* Data listing
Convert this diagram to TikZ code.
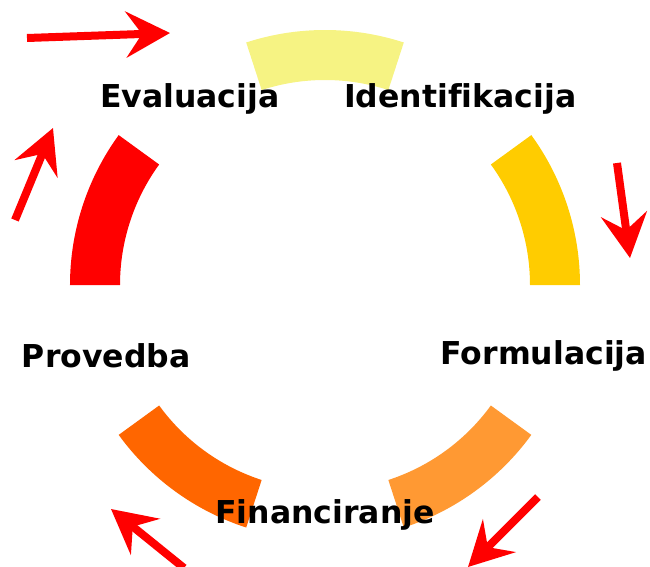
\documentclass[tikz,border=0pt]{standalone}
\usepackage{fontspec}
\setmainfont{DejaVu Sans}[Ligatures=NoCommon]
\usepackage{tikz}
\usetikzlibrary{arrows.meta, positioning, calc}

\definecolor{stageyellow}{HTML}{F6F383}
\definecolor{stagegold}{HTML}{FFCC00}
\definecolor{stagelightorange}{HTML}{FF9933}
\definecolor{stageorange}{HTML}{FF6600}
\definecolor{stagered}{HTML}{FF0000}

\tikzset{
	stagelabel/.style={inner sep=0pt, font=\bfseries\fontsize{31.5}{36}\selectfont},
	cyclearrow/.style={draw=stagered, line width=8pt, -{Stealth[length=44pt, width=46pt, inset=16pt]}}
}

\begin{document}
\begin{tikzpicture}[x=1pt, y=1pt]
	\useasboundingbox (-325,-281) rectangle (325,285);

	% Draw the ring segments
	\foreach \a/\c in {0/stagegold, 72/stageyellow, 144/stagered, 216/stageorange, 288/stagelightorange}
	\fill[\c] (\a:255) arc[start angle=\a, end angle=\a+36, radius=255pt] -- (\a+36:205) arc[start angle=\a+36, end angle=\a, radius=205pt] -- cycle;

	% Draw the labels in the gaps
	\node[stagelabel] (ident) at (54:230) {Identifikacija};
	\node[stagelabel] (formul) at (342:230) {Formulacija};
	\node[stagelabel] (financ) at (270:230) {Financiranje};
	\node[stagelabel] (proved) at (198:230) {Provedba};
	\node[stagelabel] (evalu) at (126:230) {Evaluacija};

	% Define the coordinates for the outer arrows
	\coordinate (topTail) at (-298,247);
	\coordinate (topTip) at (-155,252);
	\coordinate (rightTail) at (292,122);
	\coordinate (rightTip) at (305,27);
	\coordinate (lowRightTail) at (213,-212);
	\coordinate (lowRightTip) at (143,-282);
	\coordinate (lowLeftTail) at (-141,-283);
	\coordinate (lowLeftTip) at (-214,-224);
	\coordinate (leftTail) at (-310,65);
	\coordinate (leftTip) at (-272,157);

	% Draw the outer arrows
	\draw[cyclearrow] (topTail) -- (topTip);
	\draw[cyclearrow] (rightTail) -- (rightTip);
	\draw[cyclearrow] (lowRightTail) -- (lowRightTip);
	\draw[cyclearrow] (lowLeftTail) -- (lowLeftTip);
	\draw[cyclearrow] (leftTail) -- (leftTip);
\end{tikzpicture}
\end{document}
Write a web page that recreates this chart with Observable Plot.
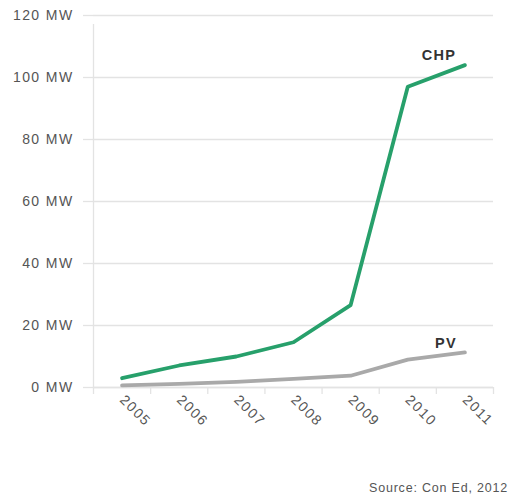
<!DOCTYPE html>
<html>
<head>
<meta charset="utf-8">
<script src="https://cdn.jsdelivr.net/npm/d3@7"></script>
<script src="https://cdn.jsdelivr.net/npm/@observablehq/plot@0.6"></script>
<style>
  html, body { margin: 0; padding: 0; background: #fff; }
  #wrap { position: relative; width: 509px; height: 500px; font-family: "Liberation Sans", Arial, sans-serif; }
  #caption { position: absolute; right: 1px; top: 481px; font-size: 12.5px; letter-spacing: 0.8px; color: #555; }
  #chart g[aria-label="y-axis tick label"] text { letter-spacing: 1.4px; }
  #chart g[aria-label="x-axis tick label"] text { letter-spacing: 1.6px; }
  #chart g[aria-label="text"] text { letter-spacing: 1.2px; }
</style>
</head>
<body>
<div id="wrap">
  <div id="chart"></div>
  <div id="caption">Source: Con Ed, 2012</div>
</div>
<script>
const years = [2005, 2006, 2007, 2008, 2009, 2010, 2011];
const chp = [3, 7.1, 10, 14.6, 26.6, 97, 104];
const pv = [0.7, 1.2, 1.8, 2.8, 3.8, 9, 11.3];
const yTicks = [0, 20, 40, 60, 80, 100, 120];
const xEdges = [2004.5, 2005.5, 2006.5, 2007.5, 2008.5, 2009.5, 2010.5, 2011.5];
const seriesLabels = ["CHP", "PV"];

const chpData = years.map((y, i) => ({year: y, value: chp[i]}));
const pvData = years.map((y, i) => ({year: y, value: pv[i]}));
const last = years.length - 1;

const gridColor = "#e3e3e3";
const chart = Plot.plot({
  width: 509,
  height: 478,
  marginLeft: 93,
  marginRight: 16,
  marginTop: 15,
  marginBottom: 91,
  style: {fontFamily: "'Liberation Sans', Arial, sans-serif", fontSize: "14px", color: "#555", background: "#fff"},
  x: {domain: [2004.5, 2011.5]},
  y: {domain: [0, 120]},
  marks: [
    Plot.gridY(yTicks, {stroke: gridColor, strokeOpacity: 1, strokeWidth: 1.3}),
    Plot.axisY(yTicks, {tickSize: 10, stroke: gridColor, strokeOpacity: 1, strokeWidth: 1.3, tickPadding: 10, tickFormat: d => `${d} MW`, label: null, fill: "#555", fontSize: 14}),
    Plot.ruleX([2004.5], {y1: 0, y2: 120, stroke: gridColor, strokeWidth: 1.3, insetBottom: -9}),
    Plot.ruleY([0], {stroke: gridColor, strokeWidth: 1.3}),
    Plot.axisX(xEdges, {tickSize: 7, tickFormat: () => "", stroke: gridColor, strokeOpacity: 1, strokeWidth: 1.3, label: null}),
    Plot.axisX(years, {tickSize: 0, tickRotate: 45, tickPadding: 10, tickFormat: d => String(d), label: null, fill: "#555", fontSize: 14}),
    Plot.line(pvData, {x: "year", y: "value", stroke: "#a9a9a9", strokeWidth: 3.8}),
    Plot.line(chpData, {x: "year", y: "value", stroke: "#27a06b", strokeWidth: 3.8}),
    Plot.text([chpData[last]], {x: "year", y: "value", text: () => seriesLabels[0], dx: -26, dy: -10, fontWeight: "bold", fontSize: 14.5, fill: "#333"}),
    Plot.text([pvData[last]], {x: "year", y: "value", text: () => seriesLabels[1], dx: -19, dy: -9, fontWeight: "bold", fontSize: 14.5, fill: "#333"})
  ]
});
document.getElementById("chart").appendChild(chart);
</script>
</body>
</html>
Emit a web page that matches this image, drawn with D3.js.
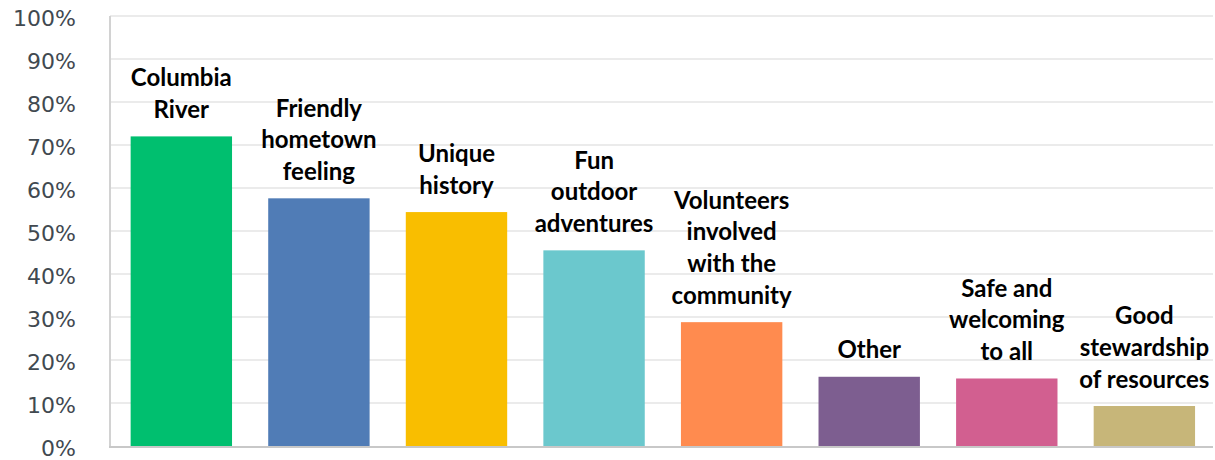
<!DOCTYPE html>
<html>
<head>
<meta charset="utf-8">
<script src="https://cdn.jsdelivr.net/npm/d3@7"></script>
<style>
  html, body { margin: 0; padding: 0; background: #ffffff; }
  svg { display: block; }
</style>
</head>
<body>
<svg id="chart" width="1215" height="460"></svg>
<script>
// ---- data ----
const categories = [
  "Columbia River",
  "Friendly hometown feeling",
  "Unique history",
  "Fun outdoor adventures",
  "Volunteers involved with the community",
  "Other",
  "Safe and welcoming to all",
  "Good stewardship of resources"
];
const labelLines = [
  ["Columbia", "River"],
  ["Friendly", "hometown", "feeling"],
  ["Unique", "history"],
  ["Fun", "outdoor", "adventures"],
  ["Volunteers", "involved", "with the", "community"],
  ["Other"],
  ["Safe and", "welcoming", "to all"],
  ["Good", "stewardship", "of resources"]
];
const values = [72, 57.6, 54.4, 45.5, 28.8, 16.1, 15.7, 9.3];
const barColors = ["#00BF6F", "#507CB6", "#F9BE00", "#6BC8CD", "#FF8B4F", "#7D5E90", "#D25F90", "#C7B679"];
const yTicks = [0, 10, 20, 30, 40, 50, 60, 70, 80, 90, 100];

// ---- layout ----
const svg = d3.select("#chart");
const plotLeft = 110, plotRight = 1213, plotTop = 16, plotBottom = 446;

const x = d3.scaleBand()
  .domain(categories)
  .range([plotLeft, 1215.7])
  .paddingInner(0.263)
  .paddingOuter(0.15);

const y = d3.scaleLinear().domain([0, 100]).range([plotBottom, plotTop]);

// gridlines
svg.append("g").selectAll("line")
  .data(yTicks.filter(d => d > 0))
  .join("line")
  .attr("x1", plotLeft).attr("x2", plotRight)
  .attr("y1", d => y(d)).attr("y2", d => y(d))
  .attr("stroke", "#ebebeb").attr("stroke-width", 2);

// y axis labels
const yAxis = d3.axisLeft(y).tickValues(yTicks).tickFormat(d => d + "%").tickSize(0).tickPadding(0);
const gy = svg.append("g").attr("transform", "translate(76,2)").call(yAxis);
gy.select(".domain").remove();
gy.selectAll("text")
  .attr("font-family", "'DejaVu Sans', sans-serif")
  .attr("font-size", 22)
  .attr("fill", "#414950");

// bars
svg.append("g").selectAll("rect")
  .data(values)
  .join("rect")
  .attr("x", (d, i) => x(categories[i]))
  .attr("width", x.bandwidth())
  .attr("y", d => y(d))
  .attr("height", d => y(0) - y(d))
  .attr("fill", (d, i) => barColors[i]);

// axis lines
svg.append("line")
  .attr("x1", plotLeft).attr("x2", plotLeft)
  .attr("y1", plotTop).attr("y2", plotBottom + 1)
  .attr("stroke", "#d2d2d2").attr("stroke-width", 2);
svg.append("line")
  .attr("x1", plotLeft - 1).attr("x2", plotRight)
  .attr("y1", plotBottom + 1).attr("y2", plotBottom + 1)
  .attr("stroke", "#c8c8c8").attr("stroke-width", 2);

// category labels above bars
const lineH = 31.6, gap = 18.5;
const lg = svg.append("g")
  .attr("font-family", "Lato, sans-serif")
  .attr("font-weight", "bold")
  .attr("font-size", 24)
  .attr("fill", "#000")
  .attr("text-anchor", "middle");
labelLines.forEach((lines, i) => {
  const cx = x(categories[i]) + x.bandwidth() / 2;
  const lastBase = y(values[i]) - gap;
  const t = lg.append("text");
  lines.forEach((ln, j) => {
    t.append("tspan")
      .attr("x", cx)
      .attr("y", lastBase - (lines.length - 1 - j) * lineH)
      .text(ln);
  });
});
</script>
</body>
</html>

* Your objective
Up to and including the line containing "radius=205pt] -- cycle;", repeat every line from the start of the data, but none of the pictures.

* Correct response
Convert this diagram to TikZ code.
\documentclass[tikz,border=0pt]{standalone}
\usepackage{fontspec}
\setmainfont{DejaVu Sans}[Ligatures=NoCommon]
\usepackage{tikz}
\usetikzlibrary{arrows.meta, positioning, calc}

\definecolor{stageyellow}{HTML}{F6F383}
\definecolor{stagegold}{HTML}{FFCC00}
\definecolor{stagelightorange}{HTML}{FF9933}
\definecolor{stageorange}{HTML}{FF6600}
\definecolor{stagered}{HTML}{FF0000}

\tikzset{
	stagelabel/.style={inner sep=0pt, font=\bfseries\fontsize{31.5}{36}\selectfont},
	cyclearrow/.style={draw=stagered, line width=8pt, -{Stealth[length=44pt, width=46pt, inset=16pt]}}
}

\begin{document}
\begin{tikzpicture}[x=1pt, y=1pt]
	\useasboundingbox (-325,-281) rectangle (325,285);

	% Draw the ring segments
	\foreach \a/\c in {0/stagegold, 72/stageyellow, 144/stagered, 216/stageorange, 288/stagelightorange}
	\fill[\c] (\a:255) arc[start angle=\a, end angle=\a+36, radius=255pt] -- (\a+36:205) arc[start angle=\a+36, end angle=\a, radius=205pt] -- cycle;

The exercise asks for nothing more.